По отношению к большинству доказательств ты и твой защитник не присутствовали при их получении. Вы оба не знаете о реальных событиях и содержании тех сл. действий, сопутствующих им мероприятий, в результате которых доказательства получены. Так? Первичную информацию обо всём об этом возможно будет заиметь только при ознакомлении с самими доказательствами и процессуальными материалами об их получении. Этот доступ появляется по истечении значительного времени. Иногда гады-годы пролетят, когда вы окажетесь способны ознакомиться с соответствующими документами, и, вообще, узнаете об их существовании. Естественно, что информация по этим материалам о ходе получения доказательств может не совпадать с реалиями. Мы можем в этих случаях только по внешней информации, более чуйкой интуитивной, наплодить подозрений о наличии или отсутствии нарушений по порядку получения доказательств. Кроме того, наши возможности к самостоятельной проверке крайне ограничены. Нам фактически закрыт доступ к прямым свидетельствам о ходе мероприятий, за пределами протокольных сказок. Если в некоторых случаях и появляется выход на понятых – а они как информаторы скудны весьма, – то ко всем остальным участникам сл. действий из мусорской шайки-лейки тропинки перепаханы. Они откажутся обсуждать с представителями от защиты подробности тем более своего участия в сл. действиях за рамками официальных встреч и выяснений. Из изложенных условий следует однозначный вывод: наши суждения о порядке получения большинства доказательств, как и наша оценка допустимости, когда мы вынуждены в этом опираться только на документальные источники, зачастую издаваемые нашими оппонентами (врагами?) – всегда необъективны.

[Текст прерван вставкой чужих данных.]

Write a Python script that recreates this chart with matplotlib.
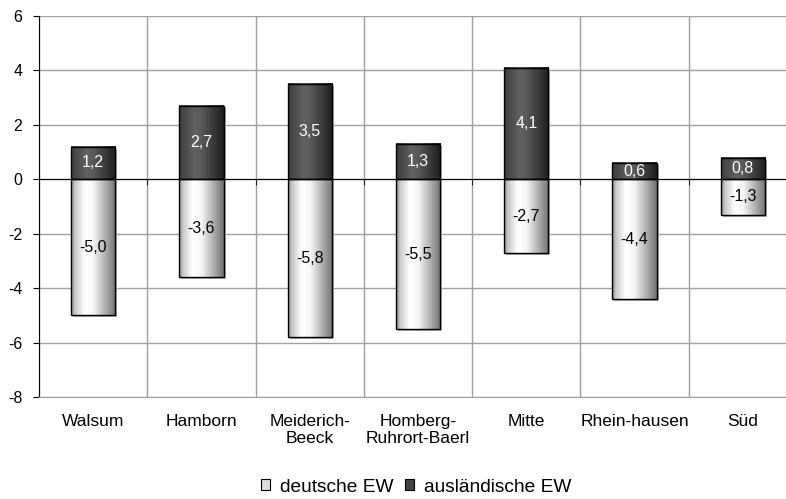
import numpy as np
import matplotlib
matplotlib.use('Agg')
import matplotlib.pyplot as plt
from matplotlib.patches import Rectangle
import matplotlib.transforms as mtransforms

plt.rcParams['font.family'] = ['Liberation Sans', 'DejaVu Sans']

districts = ['Walsum', 'Hamborn', 'Meiderich-\nBeeck', 'Homberg-\nRuhrort-Baerl', 'Mitte', 'Rhein-hausen', 'Süd']
deutsche = [-5.0, -3.6, -5.8, -5.5, -2.7, -4.4, -1.3]
auslaendische = [1.2, 2.7, 3.5, 1.3, 4.1, 0.6, 0.8]
y_ticks = [-8, -6, -4, -2, 0, 2, 4, 6]

# horizontal cylinder-like shading
xs = np.linspace(0, 1, 64)
light_grad = np.interp(xs, [0, 0.08, 0.3, 0.5, 1], [0.55, 0.78, 1.0, 0.96, 0.45])
dark_grad = np.interp(xs, [0, 0.35, 0.5, 1], [0.24, 0.38, 0.35, 0.12])

fig = plt.figure(figsize=(7.86, 4.99), dpi=100)
ax = fig.add_axes([39/786, 1 - 397/499, 758/786, 381/499])

bar_w = 0.41
shadow = mtransforms.offset_copy(ax.transData, fig=fig, x=2, y=-2, units='dots')

def draw_bar(x, val, grad):
    x0, x1 = x - bar_w/2, x + bar_w/2
    y0, y1 = min(0, val), max(0, val)
    ax.add_patch(Rectangle((x0, y0), bar_w, y1 - y0, facecolor='#b0b0b0', edgecolor='none',
                           transform=shadow, zorder=2))
    ax.imshow(grad[np.newaxis, :], extent=[x0, x1, y0, y1], aspect='auto', cmap='gray',
              vmin=0, vmax=1, zorder=3, interpolation='bilinear')
    ax.add_patch(Rectangle((x0, y0), bar_w, y1 - y0, facecolor='none', edgecolor='black',
                           linewidth=1.0, zorder=4))

for i in range(len(districts)):
    draw_bar(i, deutsche[i], light_grad)
    draw_bar(i, auslaendische[i], dark_grad)
    ax.text(i, deutsche[i]/2, ('%.1f' % deutsche[i]).replace('.', ','), ha='center', va='center',
            fontsize=11.5, color='black', zorder=5)
    ax.text(i, auslaendische[i]/2, ('%.1f' % auslaendische[i]).replace('.', ','), ha='center',
            va='center', fontsize=11.5, color='white', zorder=5)

ax.set_xlim(-0.5, len(districts) - 0.5)
ax.set_ylim(-8, 6)
ax.set_yticks(y_ticks)
ax.set_yticklabels([str(t) for t in y_ticks])
ax.set_xticks(range(len(districts)))
ax.set_xticklabels(districts, linespacing=1.2)
ax.set_xticks(np.arange(-0.5, len(districts), 1.0), minor=True)

ax.grid(axis='y', which='major', color='#a0a0a0', linewidth=1.0, zorder=0)
ax.grid(axis='x', which='minor', color='#a0a0a0', linewidth=1.0, zorder=0)
ax.set_axisbelow(True)

# category axis sits at zero
ax.spines['top'].set_position(('data', 0))
ax.spines['top'].set_color('black')
ax.spines['top'].set_zorder(4.5)
ax.spines['right'].set_visible(False)
ax.spines['bottom'].set_color('#a0a0a0')
ax.spines['left'].set_color('black')
ax.tick_params(axis='x', which='major', length=0, pad=12, bottom=True, top=False, labelsize=12.5)
ax.tick_params(axis='x', which='minor', length=4, direction='in', top=True, bottom=False,
               color='black')
ax.tick_params(axis='y', length=4, direction='out', color='black', pad=8, labelsize=11.5)

handles = [Rectangle((0, 0), 1, 1, facecolor='#dddddd', edgecolor='black', linewidth=0.8),
           Rectangle((0, 0), 1, 1, facecolor='#444444', edgecolor='black', linewidth=0.8)]
fig.legend(handles, ['deutsche EW', 'ausländische EW'], loc='center', bbox_to_anchor=(416/786, 1 - 487/499),
           ncol=2, frameon=False, fontsize=13.8, handlelength=0.5, handleheight=0.5,
           handletextpad=0.5, columnspacing=0.6, borderpad=0)

fig.savefig('out.png', dpi=100)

Первоначально же перед нами сухая документалистика и сама достоверность этой информации не ясна. Из содержания такой информации мы улавливаем признаки нарушений. Документально отражённый процесс получения доказательств считаем «предварительной» информ-версией неких нарушений за счёт зримых противоречий, несоответствий, всякого рода недосказанностей, а то и прямых свидетельств отступлений от правил. Эти предварительные выводы впоследствии могут быть опровергнуты, конечно, так как открывшиеся нам факты носят ещё неустойчивый характер. С другой же стороны, документальные сведения могут и вовсе не содержать указаний на действия с признаками нарушений – всё нарядно и причёсанно. Нарушения, если и были, то скрыты за малахитовой скорлупой. Они есть, но мы их не видим, и вскрыть их представится шанс только через проверку. Истинная картина происшедшего в некоторой степени достоверности откроется через свидетельства очевидцев, через средства параллельного контроля. Тогда, если действительные следственные события окажутся не соответствующими тому, как они отражены в протоколах и сопутствующих материалах, можно говорить о ложности документальных свидетельств.
Мы с тобой, также как судьи, также как и любой другой участник, не являющийся очевидцем получения доказательства, определиться по вопросу объективности заявленных кем-либо нарушений может только через тщательную проверку существа имевших место следственных процедур. И только через это возможно однозначно выяснить допустимость доказательства.
Следуя позиции заведомого недоверия к обвинительным доказательствам, сторона защиты сомневается в законности получения любого из них. На какой бы стадии производства конкретное доказательство не стало доступным нам, кроме проверки качества существа доказательственных сведений по обстоятельствам доказывания, параллельно, а лучше – первоочерёдно, скрытно или напрямую, мы ведём проверку допустимости через очевидцев или по доступным нам материалам.
Вот перед нами документальные показания свидетеля, протокол допроса которого доступен стал только на стадии окончания расследования. С недоверчивым прищуром вчитываемся. Свидетель показывает: «По обстоятельствам уголовного дела могу сообщить следующее… (ля-ля-тополя)». Свидетель в тех «ля-люшках» сплошным текстом выдаёт почти страничную информацию, выстраивая картинку происшедшего. Стоп! Мы вызнаём личину этого свидетеля – это обычный дядька, водила по жизни. Откуда ему известно, что такое «обстоятельства уголовного дела», сведения по которым имеют значение для выяснения и которые интересны на время допроса мусорам? Откуда в дядьке такая конкретность по вопросам расследования? Действительно ли он способен на одном дыхании, без внешних корректировок исторгать столь последовательную мысль? Удивительно, но в речевых запасниках этого мужичка имеются специфические выражения, типа «внешние признаки», «кровоизлияние», «направленные удары» и подобное. В нас родятся подозрения, что показаниями такими свидетель отвечал на вопросы, а вопросы в протоколе не отражены; что устами свидетеля отчасти глаголит некто другой. Но это – пока нагие подозрения. Возможность разобраться, выяснить подробности появляется только в судебном разбирательстве в ходе допроса свидетеля.